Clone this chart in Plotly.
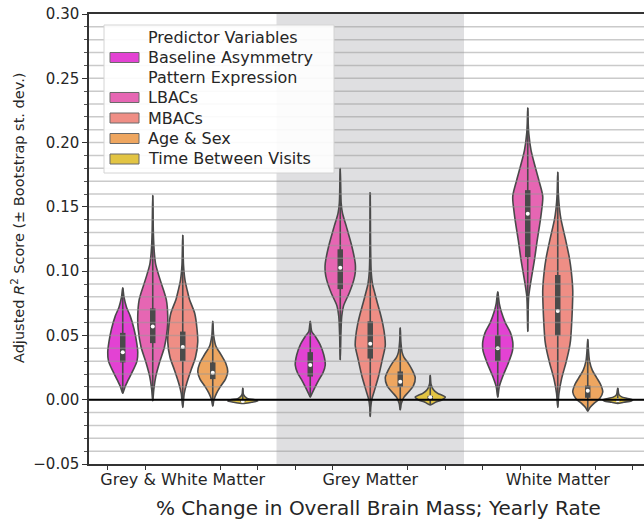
import plotly.graph_objects as go

categories = ["Grey & White Matter", "Grey Matter", "White Matter"]
predictors = ["Baseline Asymmetry", "LBACs", "MBACs", "Age & Sex", "Time Between Visits"]
colors = ["#e342d3", "#e666b3", "#ef8e85", "#eea660", "#e2c443"]
legend_title = "Predictor Variables"
legend_subheading = "Pattern Expression"

# violin outline knots (value, relative half-width), one list per region
baseline_levels = [
    [0.005, 0.010, 0.015, 0.022, 0.030, 0.037, 0.045, 0.055, 0.065, 0.072, 0.080, 0.087],
    [0.002, 0.005, 0.010, 0.016, 0.021, 0.027, 0.035, 0.043, 0.049, 0.053, 0.061],
    [0.002, 0.010, 0.018, 0.029, 0.038, 0.045, 0.052, 0.060, 0.068, 0.075, 0.084],
]
baseline_widths = [
    [0, 0.15, 0.35, 0.65, 0.95, 1.0, 0.92, 0.75, 0.5, 0.25, 0.08, 0],
    [0, 0.12, 0.33, 0.6, 0.85, 1.0, 0.9, 0.65, 0.35, 0.1, 0],
    [0, 0.1, 0.33, 0.72, 0.98, 1.0, 0.85, 0.5, 0.25, 0.1, 0],
]
lbacs_levels = [
    [-0.001, 0.008, 0.018, 0.029, 0.041, 0.055, 0.065, 0.078, 0.093, 0.105, 0.115, 0.130, 0.159],
    [0.031, 0.050, 0.065, 0.073, 0.083, 0.093, 0.099, 0.106, 0.119, 0.135, 0.145, 0.153, 0.165, 0.180],
    [0.053, 0.065, 0.080, 0.093, 0.109, 0.124, 0.135, 0.145, 0.158, 0.169, 0.181, 0.194, 0.207, 0.215, 0.227],
]
lbacs_widths = [
    [0, 0.07, 0.2, 0.45, 0.78, 0.97, 1.0, 0.9, 0.5, 0.2, 0.1, 0.04, 0],
    [0, 0.04, 0.1, 0.22, 0.6, 0.9, 1.0, 1.0, 0.78, 0.4, 0.15, 0.06, 0.03, 0],
    [0, 0.02, 0.06, 0.22, 0.45, 0.63, 0.78, 0.9, 1.0, 0.78, 0.5, 0.22, 0.07, 0.03, 0],
]
mbacs_levels = [
    [-0.006, 0.005, 0.013, 0.023, 0.033, 0.045, 0.055, 0.067, 0.078, 0.085, 0.093, 0.105, 0.128],
    [-0.013, -0.006, 0.0, 0.006, 0.018, 0.031, 0.042, 0.049, 0.058, 0.067, 0.075, 0.083, 0.090, 0.100, 0.120, 0.161],
    [-0.006, 0.005, 0.016, 0.029, 0.039, 0.046, 0.058, 0.070, 0.085, 0.100, 0.110, 0.124, 0.140, 0.148, 0.160, 0.177],
]
mbacs_widths = [
    [0, 0.1, 0.27, 0.55, 0.85, 1.0, 0.95, 0.8, 0.45, 0.3, 0.15, 0.05, 0],
    [0, 0.03, 0.1, 0.25, 0.55, 0.8, 1.0, 0.97, 0.85, 0.67, 0.48, 0.3, 0.15, 0.06, 0.02, 0],
    [0, 0.08, 0.25, 0.55, 0.75, 0.85, 0.92, 0.97, 1.0, 0.9, 0.78, 0.53, 0.22, 0.12, 0.04, 0],
]
age_levels = [
    [-0.005, 0.0, 0.005, 0.010, 0.016, 0.022, 0.028, 0.035, 0.042, 0.050, 0.061],
    [-0.008, -0.003, 0.002, 0.006, 0.011, 0.017, 0.023, 0.029, 0.033, 0.037, 0.045, 0.056],
    [-0.009, -0.006, -0.003, 0.001, 0.006, 0.012, 0.017, 0.023, 0.030, 0.038, 0.047],
]
age_widths = [
    [0, 0.08, 0.25, 0.5, 0.85, 1.0, 0.88, 0.55, 0.2, 0.06, 0],
    [0, 0.07, 0.25, 0.55, 0.88, 1.0, 0.8, 0.5, 0.25, 0.12, 0.04, 0],
    [0, 0.15, 0.4, 0.8, 1.0, 0.85, 0.6, 0.3, 0.12, 0.05, 0],
]
time_levels = [
    [-0.003, -0.002, -0.001, 0.0, 0.001, 0.004, 0.009],
    [-0.004, -0.002, 0.0, 0.002, 0.005, 0.008, 0.012, 0.019],
    [-0.003, -0.002, -0.001, 0.0, 0.002, 0.004, 0.009],
]
time_widths = [
    [0, 0.6, 1.0, 0.8, 0.3, 0.05, 0],
    [0, 0.35, 0.8, 1.0, 0.5, 0.2, 0.05, 0],
    [0, 0.4, 0.9, 1.0, 0.3, 0.08, 0],
]

# inner box statistics per region
baseline_q1 = [0.029, 0.018, 0.030]
baseline_med = [0.037, 0.027, 0.040]
baseline_q3 = [0.052, 0.037, 0.050]
lbacs_q1 = [0.044, 0.086, 0.111]
lbacs_med = [0.057, 0.1026, 0.1446]
lbacs_q3 = [0.071, 0.117, 0.163]
mbacs_q1 = [0.030, 0.032, 0.050]
mbacs_med = [0.041, 0.0435, 0.069]
mbacs_q3 = [0.053, 0.061, 0.097]
age_q1 = [0.016, 0.010, 0.0015]
age_med = [0.021, 0.014, 0.007]
age_q3 = [0.029, 0.022, 0.011]
time_q1 = [-0.0015, 0.0005, -0.001]
time_med = [-0.001, 0.002, -0.0005]
time_q3 = [-0.0005, 0.003, 0.0005]

y_ticks = [-0.05, 0.0, 0.05, 0.10, 0.15, 0.20, 0.25, 0.30]
y_tick_labels = ["\u22120.05", "0.00", "0.05", "0.10", "0.15", "0.20", "0.25", "0.30"]

levels = [baseline_levels, lbacs_levels, mbacs_levels, age_levels, time_levels]
widths = [baseline_widths, lbacs_widths, mbacs_widths, age_widths, time_widths]
q1s = [baseline_q1, lbacs_q1, mbacs_q1, age_q1, time_q1]
meds = [baseline_med, lbacs_med, mbacs_med, age_med, time_med]
q3s = [baseline_q3, lbacs_q3, mbacs_q3, age_q3, time_q3]

# page body margin is removed (post_script below), so the figure fills the window
W, H = 644, 523
ML, MR, MT, MB = 89, 0, 14, 523 - 464
PW, PH = W - ML - MR, H - MT - MB


def px2x(px):
    return (px - ML) / PW


def px2y(py):
    return (H - MB - py) / PH


n_hue = len(predictors)
group_width = 0.8
violin_w = group_width / n_hue
half = violin_w / 2
offsets = [-group_width / 2 + violin_w * (i + 0.5) for i in range(n_hue)]

EDGE = "#4a4a4a"
FONT = "DejaVu Sans"
TXT = "#262626"

fig = go.Figure()

for p, pname in enumerate(predictors):
    for g in range(len(categories)):
        c = g + offsets[p]
        ys = levels[p][g]
        ws = widths[p][g]
        xs_r = [c + w * half for w in ws]
        xs_l = [c - w * half for w in ws]
        px = xs_r + xs_l[::-1][1:]
        py = ys + ys[::-1][1:]
        fig.add_trace(go.Scatter(
            x=px, y=py, mode="lines", fill="toself", fillcolor=colors[p],
            line=dict(color=EDGE, width=1.6, shape="spline", smoothing=0.8),
            name=pname, showlegend=False, hoverinfo="skip"))
        fig.add_trace(go.Scatter(x=[c, c], y=[ys[0], ys[-1]], mode="lines",
                                 line=dict(color=EDGE, width=1.6), showlegend=False, hoverinfo="skip"))
        fig.add_trace(go.Scatter(x=[c, c], y=[q1s[p][g], q3s[p][g]], mode="lines",
                                 line=dict(color=EDGE, width=5.5), showlegend=False, hoverinfo="skip"))
        fig.add_trace(go.Scatter(x=[c], y=[meds[p][g]], mode="markers",
                                 marker=dict(color="white", size=4, line=dict(width=0)),
                                 showlegend=False, hoverinfo="skip"))

shapes = [dict(type="rect", xref="x", yref="paper", x0=0.5, x1=1.5, y0=0, y1=1,
               fillcolor="#dfdfe1", line=dict(width=0), layer="below")]
grid_vals = [round(-0.05 + 0.01 * k, 2) for k in range(1, 35)]
for v in grid_vals:
    shapes.append(dict(type="line", xref="paper", yref="y", x0=0, x1=1, y0=v, y1=v,
                       line=dict(color="rgba(150,150,150,0.5)", width=1.5), layer="above"))
shapes.append(dict(type="line", xref="paper", yref="y", x0=0, x1=1, y0=0, y1=0,
                   line=dict(color="black", width=2), layer="above"))

# legend box (drawn manually to mirror the original legend layout)
shapes.append(dict(type="rect", xref="paper", yref="paper",
                   x0=px2x(104), x1=px2x(334), y0=px2y(173), y1=px2y(25),
                   fillcolor="rgba(255,255,255,0.9)", line=dict(color="#d4d4d4", width=1),
                   layer="above"))
row_centers = [37.5, 57.5, 77.5, 97.5, 118, 138.5, 159]
legend_rows = [legend_title, predictors[0], legend_subheading] + predictors[1:]
annotations = []
for r, label in enumerate(legend_rows):
    yc = row_centers[r]
    if label in predictors:
        k = predictors.index(label)
        shapes.append(dict(type="rect", xref="paper", yref="paper",
                           x0=px2x(110), x1=px2x(139), y0=px2y(yc + 5), y1=px2y(yc - 5),
                           fillcolor=colors[k], line=dict(color="#6a6a6a", width=1), layer="above"))
    annotations.append(dict(x=px2x(146), y=px2y(yc), xref="paper", yref="paper",
                            text=label, showarrow=False, xanchor="left", yanchor="middle",
                            font=dict(family=FONT, size=16, color=TXT)))

annotations.append(dict(x=px2x(378), y=px2y(508), xref="paper", yref="paper",
                        text="% Change in Overall Brain Mass; Yearly Rate", showarrow=False,
                        xanchor="center", yanchor="middle",
                        font=dict(family=FONT, size=20, color=TXT)))
annotations.append(dict(x=px2x(18), y=px2y(218), xref="paper", yref="paper",
                        text="Adjusted <i>R</i><sup>2</sup> Score (\u00b1 Bootstrap st. dev.)",
                        showarrow=False, textangle=-90, xanchor="center", yanchor="middle",
                        font=dict(family=FONT, size=14.5, color=TXT)))

minor_x = [-0.4, -0.2, 0.2, 0.4, 0.6, 0.8, 1.2, 1.4, 1.6, 1.8, 2.2, 2.4]

fig.update_layout(
    width=W, height=H,
    margin=dict(l=ML, r=MR, t=MT, b=MB, autoexpand=False),
    paper_bgcolor="white", plot_bgcolor="white",
    font=dict(family=FONT, color=TXT),
    shapes=shapes, annotations=annotations,
    showlegend=False,
    hovermode=False,
    xaxis=dict(range=[-0.5, 2.46], tickmode="array", tickvals=[0, 1, 2], ticktext=categories,
               ticks="", showgrid=False, zeroline=False, automargin=False,
               showline=True, linecolor="#333333", linewidth=1.5, mirror=True,
               tickfont=dict(family=FONT, size=16, color=TXT),
               minor=dict(tickmode="array", tickvals=minor_x, ticks="outside", ticklen=4,
                          tickcolor="#333333", tickwidth=1, showgrid=False)),
    yaxis=dict(range=[-0.05, 0.30], tickmode="array", tickvals=y_ticks, ticktext=y_tick_labels,
               ticks="outside", ticklen=5, tickcolor="#333333", tickwidth=1, automargin=False,
               showgrid=False, zeroline=False, showline=True, linecolor="#333333", linewidth=1.5,
               tickfont=dict(family=FONT, size=15, color=TXT),
               minor=dict(dtick=0.01, tick0=0, ticks="outside", ticklen=3,
                          tickcolor="#555555", tickwidth=1, showgrid=False)),
)

fig.write_html("out.html", config={"displayModeBar": False},
               post_script="document.body.style.margin='0px';document.body.style.overflow='hidden';")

________________________

#### [WRITTEN EXERCISE]
Give again, word for word, every line from the top of the data through the line with "import plotly.graph_objects as go", both ends included, and exclude the pictures.

#### [RESULT OF THE TASK]
Clone this chart in Plotly.
import plotly.graph_objects as go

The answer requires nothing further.